Para Leopoldo Amado, director-geral do Instituto Nacional de Estudos e Pesquisas (INEP) da Guiné-Bissau e um dos oradores convidados, África é feita de diferentes linhas históricas que se cruzam e a colonização portuguesa é uma dessas linhas - por mais desagradável que seja recordar o comércio de escravos, por exemplo.

“Houve gente que herdou a cultura, descendentes de colonos portugueses que adoptaram a língua portuguesa no processo de escolarização, que se diferenciaram da restante população africana e passaram a ter uma posição de predomínio ao nível político, mas também ao nível comercial. Isto produziu-se ao longo de vários séculos”, destacou à Lusa, ao explicar como foi possível preservar a herança cultural até hoje.

Natália Pires, docente na Escola Superior de Educação de Coimbra, foi a única convidada que viajou expressamente de Portugal para participar no colóquio organizado pela Universidade de Ziguinchor e encara o legado como “parte da história” de Portugal e da identidade lusófona.

“Nós somos um povo cuja identidade foi construída a propósito daquilo que conheceu fora das fronteiras portuguesas. Nós somos também fruto do contacto que mantivemos com os outros povos”, sublinhou.

Eugène Tavares espera organizar novas edições do colóquio que este ano foi sobretudo “uma reunião científica”, que juntou especialistas em diferentes disciplinas, da História à Sociologia, passando pela Literatura.
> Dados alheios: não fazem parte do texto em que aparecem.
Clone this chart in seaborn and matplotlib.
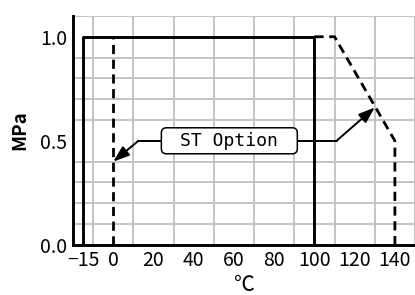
import matplotlib
matplotlib.use("Agg")
import matplotlib.pyplot as plt
import matplotlib.ticker as mticker
from matplotlib.patches import FancyBboxPatch
import pandas as pd
import seaborn as sns

# standard range (solid) and ST option range (dashed)
std_temp = [-15, -15, 100, 100]
std_press = [0.0, 1.0, 1.0, 0.0]
opt_low_temp = [0, 0]
opt_low_press = [0.0, 1.0]
opt_high_temp = [100, 110, 140, 140]
opt_high_press = [1.0, 1.0, 0.5, 0.0]

x_ticks = [-15, 0, 20, 40, 60, 80, 100, 120, 140]
y_ticks = [0.0, 0.5, 1.0]

label_text = "ST Option"
label_pos = (57.7, 0.5)
label_box = (67.6, 0.125)   # width, height in data units
left_bend, left_tip = (12.5, 0.5), (0, 0.4)
right_bend, right_tip = (111, 0.5), (130, 0.66)

sns.set_style("white")
plt.rcParams['font.family'] = ['Noto Sans CJK JP', 'DejaVu Sans']
plt.rcParams['text.color'] = 'black'
plt.rcParams['axes.labelcolor'] = 'black'
plt.rcParams['xtick.color'] = 'black'
plt.rcParams['ytick.color'] = 'black'

fig = plt.figure(figsize=(4.15, 2.95), dpi=100)
ax = fig.add_axes([0.176, 0.17, 0.824, 0.776])

std = pd.DataFrame({'t': std_temp, 'p': std_press})
low = pd.DataFrame({'t': opt_low_temp, 'p': opt_low_press})
high = pd.DataFrame({'t': opt_high_temp, 'p': opt_high_press})

dash = (0, (3.3, 2.0))
sns.lineplot(data=low, x='t', y='p', sort=False, estimator=None, ax=ax,
             color='black', lw=2.0, linestyle=dash, zorder=3)
sns.lineplot(data=high, x='t', y='p', sort=False, estimator=None, ax=ax,
             color='black', lw=2.0, linestyle=dash, zorder=3)
sns.lineplot(data=std, x='t', y='p', sort=False, estimator=None, ax=ax,
             color='black', lw=2.1, zorder=4)

# label with bent arrows
ax.plot([left_bend[0], right_bend[0]], [left_bend[1], right_bend[1]],
        color='black', lw=1.4, zorder=5)
arrow = dict(arrowstyle='-|>,head_length=0.7,head_width=0.25', color='black',
             lw=1.4, mutation_scale=14, shrinkA=0, shrinkB=0)
ax.annotate("", xy=left_tip, xytext=left_bend, arrowprops=arrow, zorder=5)
ax.annotate("", xy=right_tip, xytext=right_bend, arrowprops=arrow, zorder=5)

# rounded label box (aspect corrects for the very different x/y scales)
px_x = 2.01            # pixels per x unit
px_y = 208.0           # pixels per y unit
box = FancyBboxPatch((label_pos[0] - label_box[0] / 2, label_pos[1] - label_box[1] / 2),
                     label_box[0], label_box[1],
                     boxstyle='round,pad=0,rounding_size=2.6',
                     mutation_aspect=px_x / px_y,
                     fc='white', ec='black', lw=1.1, zorder=6)
ax.add_patch(box)
ax.text(label_pos[0], label_pos[1], label_text, ha='center', va='center',
        fontsize=13, zorder=7, family=['DejaVu Sans Mono'])

ax.set_xlim(-20, 150)
ax.set_ylim(0, 1.1)
ax.set_xticks(x_ticks)
ax.set_xticklabels(['\u221215'] + [str(v) for v in x_ticks[1:]])
ax.set_yticks(y_ticks)
ax.set_yticklabels([f"{v:.1f}" for v in y_ticks])
ax.xaxis.set_minor_locator(mticker.MultipleLocator(10))
ax.yaxis.set_minor_locator(mticker.MultipleLocator(0.1))
ax.grid(False, which='major')
ax.grid(True, which='minor', color='#c4c4c4', lw=1.4)
ax.tick_params(which='minor', length=0)
ax.tick_params(which='major', direction='in', length=5, width=1.6,
               labelsize=14, color='black')
ax.tick_params(axis='x', pad=4)
ax.tick_params(axis='y', pad=4)

for s in ['top', 'right']:
    ax.spines[s].set_visible(False)
for s in ['left', 'bottom']:
    ax.spines[s].set_color('black')
    ax.spines[s].set_linewidth(2.1)

ax.set_xlabel("\u2103", fontsize=15, labelpad=2)
ax.set_ylabel("MPa", fontsize=13.5, labelpad=8, fontweight='bold')

fig.savefig("out.png", dpi=100)
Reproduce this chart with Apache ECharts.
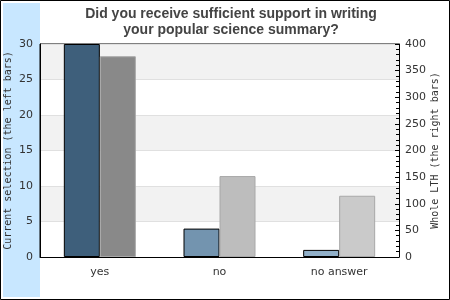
<!DOCTYPE html>
<html><head><meta charset="utf-8">
<script src="https://cdn.jsdelivr.net/npm/echarts@6/dist/echarts.min.js"></script>
<style>html,body{margin:0;padding:0;background:#fff}#c{width:450px;height:300px}</style>
</head><body><div id="c"></div>
<script>
const categories = ['yes', 'no', 'no answer'];
const currentSelection = [30, 4, 1];
const wholeLTH = [377, 152, 115];
const leftTicks = [0, 5, 10, 15, 20, 25, 30];
const rightTicks = [0, 50, 100, 150, 200, 250, 300, 350, 400];
const leftColors = ['#3e5f7b', '#7394af', '#91b0c9'];
const rightColors = ['#898989', '#bdbdbd', '#cacaca'];

const chart = echarts.init(document.getElementById('c'), null, {renderer: 'canvas'});
chart.setOption({
  animation: false,
  backgroundColor: '#fff',
  title: {
    text: 'Did you receive sufficient support in writing\nyour popular science summary?',
    left: 226, top: 1, textAlign: 'center',
    textStyle: {fontFamily: 'Liberation Sans', fontWeight: 'bold', fontSize: 14, color: '#444', lineHeight: 16}
  },
  graphic: [
    {type: 'rect', shape: {x: 3, y: 3, width: 37, height: 294}, style: {fill: '#c8e7ff'}, z: -10},
    {type: 'rect', shape: {x: 0.5, y: 0.5, width: 449, height: 299}, style: {fill: 'none', stroke: '#000', lineWidth: 1}, z: 10}
  ],
  grid: {left: 40, right: 51, top: 44, bottom: 43, outerBoundsMode: 'none', containLabel: false,
    show: true, borderColor: '#000', borderWidth: 1, backgroundColor: 'transparent'},
  xAxis: {
    type: 'category', data: categories,
    axisLine: {show: true, lineStyle: {color: '#000'}},
    axisTick: {show: false},
    axisLabel: {fontFamily: 'DejaVu Sans', fontSize: 11, color: '#333', margin: 10}
  },
  yAxis: [
    {
      type: 'value', min: leftTicks[0], max: leftTicks[leftTicks.length - 1], interval: 5, position: 'left',
      name: 'Current selection (the left bars)', nameLocation: 'middle', nameGap: 27, nameRotate: 90, nameMoveOverlap: false,
      nameTextStyle: {fontFamily: 'DejaVu Sans Mono', fontSize: 10, color: '#333'},
      axisLine: {show: true, lineStyle: {color: '#000'}},
      axisTick: {show: false},
      axisLabel: {fontFamily: 'DejaVu Sans', fontSize: 11, color: '#333', margin: 7},
      splitLine: {show: true, lineStyle: {color: '#e0e0e0'}},
      splitArea: {show: true, areaStyle: {color: ['#ffffff', '#f2f2f2']}}
    },
    {
      type: 'value', min: rightTicks[0], max: rightTicks[rightTicks.length - 1], interval: 50, position: 'right',
      name: 'Whole LTH (the right bars)', nameLocation: 'middle', nameGap: 31, nameRotate: 90, nameMoveOverlap: false,
      nameTextStyle: {fontFamily: 'DejaVu Sans Mono', fontSize: 10, color: '#333'},
      axisLine: {show: true, lineStyle: {color: '#000'}},
      axisTick: {show: true, inside: true, length: 4, lineStyle: {color: '#000'}},
      minorTick: {show: true, splitNumber: 5, length: 3, lineStyle: {color: '#000'}},
      axisLabel: {fontFamily: 'DejaVu Sans', fontSize: 11, color: '#333', margin: 6},
      splitLine: {show: false}
    }
  ],
  series: [
    {
      type: 'bar', yAxisIndex: 0, barWidth: 36, barGap: '0%',
      data: currentSelection.map((v, i) => ({value: v, itemStyle: {color: leftColors[i]}})),
      itemStyle: {borderColor: '#000', borderWidth: 1}
    },
    {
      type: 'bar', yAxisIndex: 1, barWidth: 36, barGap: '0%',
      data: wholeLTH.map((v, i) => ({value: v, itemStyle: {color: rightColors[i]}})),
      itemStyle: {borderColor: '#a8a8a8', borderWidth: 1}
    }
  ]
});
</script></body></html>
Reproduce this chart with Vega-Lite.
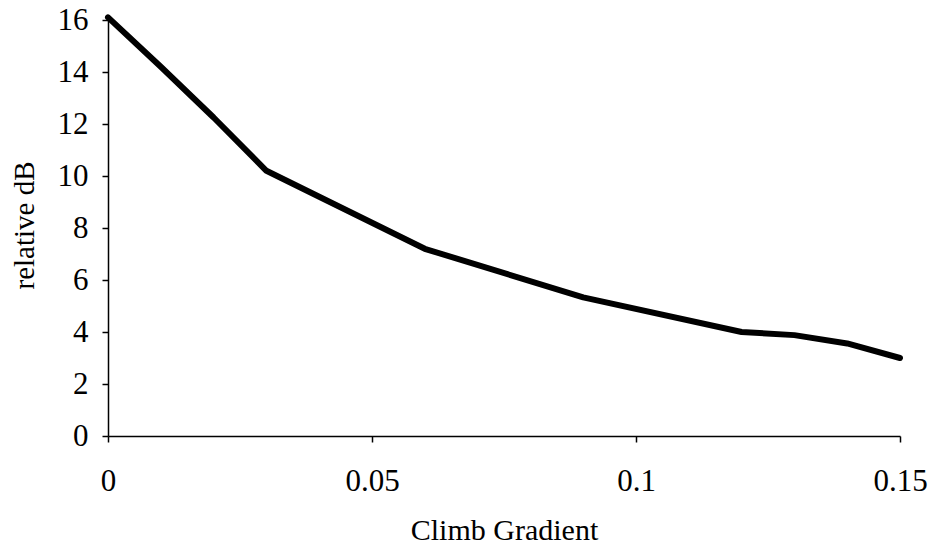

Faltam dados que mostrem de quantos luso-africanos ainda é feita a Casamansa - por entre outros povos locais, como os Diola ou Bainounck. Em certa medida, há a noção de que se trata de uma corrida contra o tempo, porque “a nova geração não conhece esta parte da história da região e do Senegal”, mas ter o anfiteatro cheio durante três dias de debate talvez seja um bom augúrio.